También es necesario recuperar la dimensión ética-poética de la vida social. La cultura puede anestesiar o despertar —esa tensión está en la escena pública—; el gesto de Shostakovich (uso de su música paraprotestar veladamente contra la opresión y la brutalidad del régimen soviético), citado por muchos como “respuesta creativa de un artista a una crítica justa”, recuerda que el arte puede nombrar la injusticia y sostener la resistencia. La memoria, la palabra y la creatividad son aliados políticos: mantienen vivos los relatos que impiden la repetición del horror.

Finalmente, la esperanza práctica es una ética del cuidado y la acción. Pensar no basta: hay que traducirlo en gesto, política y cuidado. La defensa de los derechos humanos no se mide en discursos sino en vidas concretas: en el niño que va a la escuela, en la mujer que escapa de la violencia, en el migrante que obtiene refugio, en la comunidad que recupera su agua. Cada pequeño acto de justicia es un contrapeso a la indiferencia.
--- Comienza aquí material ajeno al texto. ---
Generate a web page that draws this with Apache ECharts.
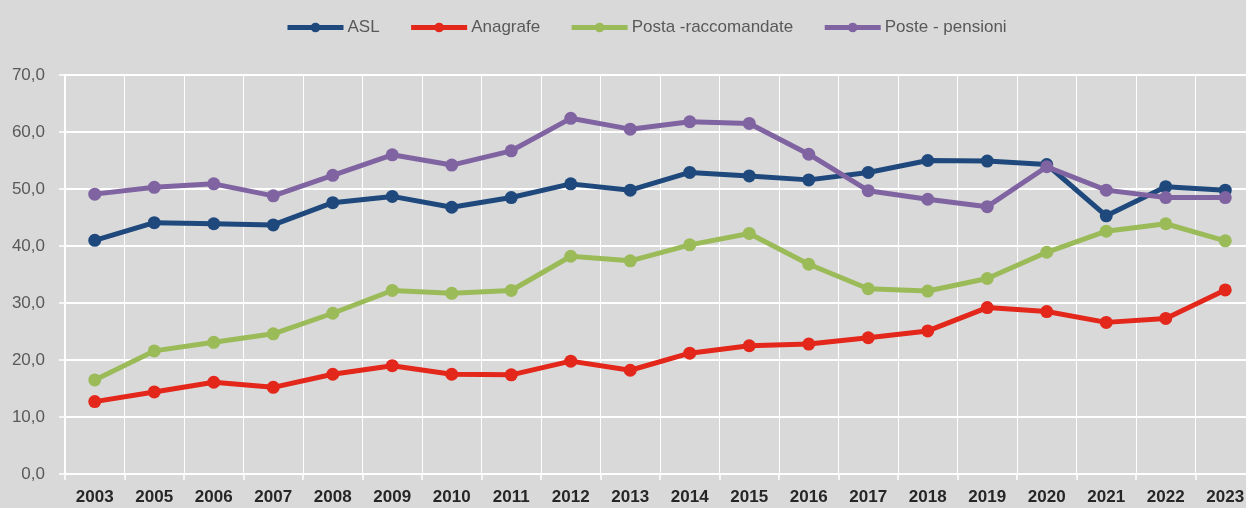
<!DOCTYPE html>
<html>
<head>
<meta charset="utf-8">
<script src="https://cdn.jsdelivr.net/npm/echarts@6/dist/echarts.min.js"></script>
<style>
html,body{margin:0;padding:0;background:#D9D9D9;}
#chart{width:1246px;height:508px;}
</style>
</head>
<body>
<div id="chart"></div>
<script>
const years = ['2003','2005','2006','2007','2008','2009','2010','2011','2012','2013','2014','2015','2016','2017','2018','2019','2020','2021','2022','2023'];
const asl = [41.0,44.1,43.9,43.7,47.6,48.7,46.8,48.5,50.9,49.8,52.9,52.3,51.6,52.9,55.0,54.9,54.3,45.3,50.4,49.8];
const anagrafe = [12.7,14.4,16.1,15.2,17.5,19.0,17.5,17.4,19.8,18.2,21.2,22.5,22.8,23.9,25.1,29.2,28.5,26.6,27.3,32.3];
const postaRacc = [16.5,21.6,23.1,24.6,28.2,32.2,31.7,32.2,38.2,37.4,40.2,42.2,36.8,32.5,32.1,34.3,38.9,42.6,43.9,40.9];
const postePens = [49.1,50.3,50.9,48.8,52.4,56.0,54.2,56.7,62.4,60.5,61.8,61.5,56.1,49.7,48.2,46.9,53.9,49.8,48.5,48.5];
const seriesNames = ['ASL','Anagrafe','Posta -raccomandate','Poste - pensioni'];
const colors = ['#1F497D','#E3271B','#9BBB59','#8064A2'];
const yTicks = {min:0,max:70,interval:10};

const FONT = "'Liberation Sans',Arial,sans-serif";
const chart = echarts.init(document.getElementById('chart'), null, {renderer:'canvas'});
const dataSets = [asl, anagrafe, postaRacc, postePens];
chart.setOption({
  backgroundColor:'#D9D9D9',
  animation:false,
  color: colors,
  legend:{
    left:280, top:14,
    itemWidth:56, itemHeight:12, itemGap:29,
    lineStyle:{width:5},
    textStyle:{fontFamily:FONT,fontSize:17,color:'#595959',padding:[0,0,0,-1]},
    data: seriesNames
  },
  grid:{left:65,width:1190,top:75,height:399,containLabel:false,outerBoundsMode:'none'},
  xAxis:{
    type:'category',
    data: years,
    boundaryGap:true,
    axisLine:{lineStyle:{color:'#FFFFFF',width:2}},
    axisTick:{show:true,alignWithLabel:false,length:6,lineStyle:{color:'#FFFFFF',width:1.5}},
    axisLabel:{fontFamily:FONT,fontSize:17,fontWeight:'bold',color:'#262626',margin:15,interval:0},
    splitLine:{show:true,lineStyle:{color:'#FFFFFF',width:1}}
  },
  yAxis:{
    type:'value',
    min:yTicks.min,max:yTicks.max,interval:yTicks.interval,
    axisLine:{show:true,lineStyle:{color:'#FFFFFF',width:2}},
    axisTick:{show:true,length:6,lineStyle:{color:'#FFFFFF',width:1.5}},
    axisLabel:{fontFamily:FONT,fontSize:17,color:'#595959',margin:20,
      formatter:v=>v.toFixed(1).replace('.',',')},
    splitLine:{show:true,lineStyle:{color:'#FFFFFF',width:2}}
  },
  series: seriesNames.map((n,i)=>({
    name:n,
    type:'line',
    data:dataSets[i],
    symbol:'circle',
    symbolSize:13,
    lineStyle:{width:5,color:colors[i]},
    itemStyle:{color:colors[i]},
    z:2+i
  }))
});
</script>
</body>
</html>
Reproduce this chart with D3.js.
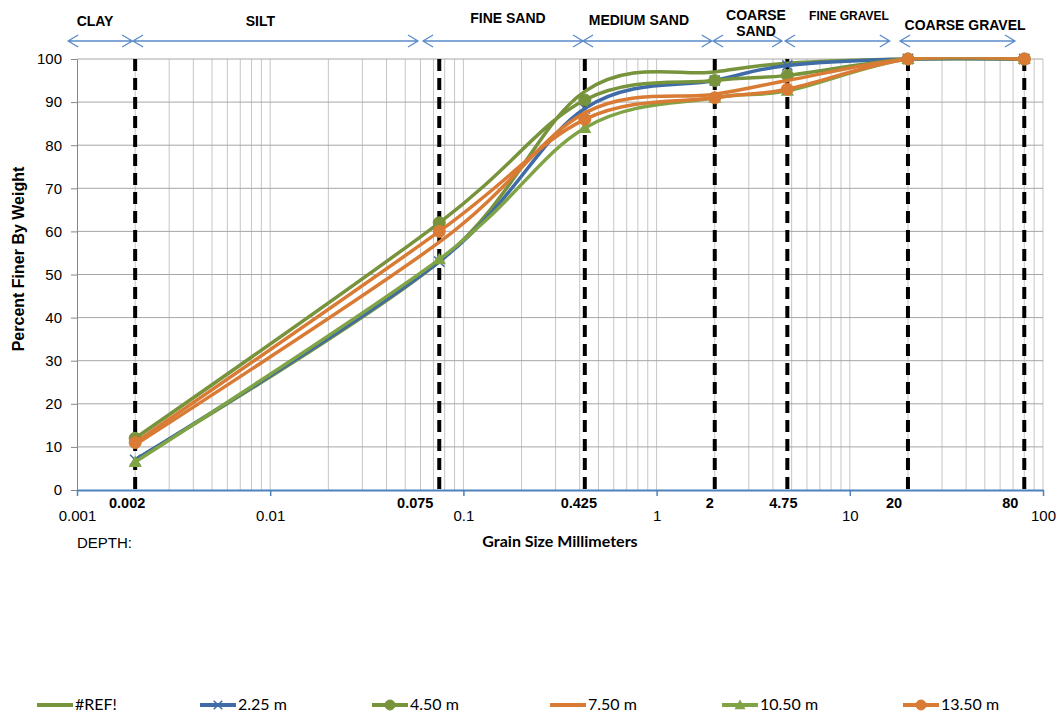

Si la dignidad es una sola, cada derecho es su correspondencia práctica. Defenderlos hoy es, por tanto, una tarea espiritual tanto como política: reconocer al otro como rostro, como sujeto de valor, y cuidar de su vida como si fuera la propia. Eso exige coraje, instituciones y ternura. Y, sobre todo, una decisión: no aceptar que la humanidad se fragmente en privilegiados y sobrantes. Eso, sí, es la actualidad de los derechos humanos: no un repertorio de buenas intenciones, sino una forma de vivir juntos con justicia y compasión.

Porque, al final, defender los derechos humanos es defender la humanidad misma. Y eso empieza siempre por un acto sencillo: mirar al otro y reconocer en él —sin duda, sin miedo, sin condiciones— a un hermano.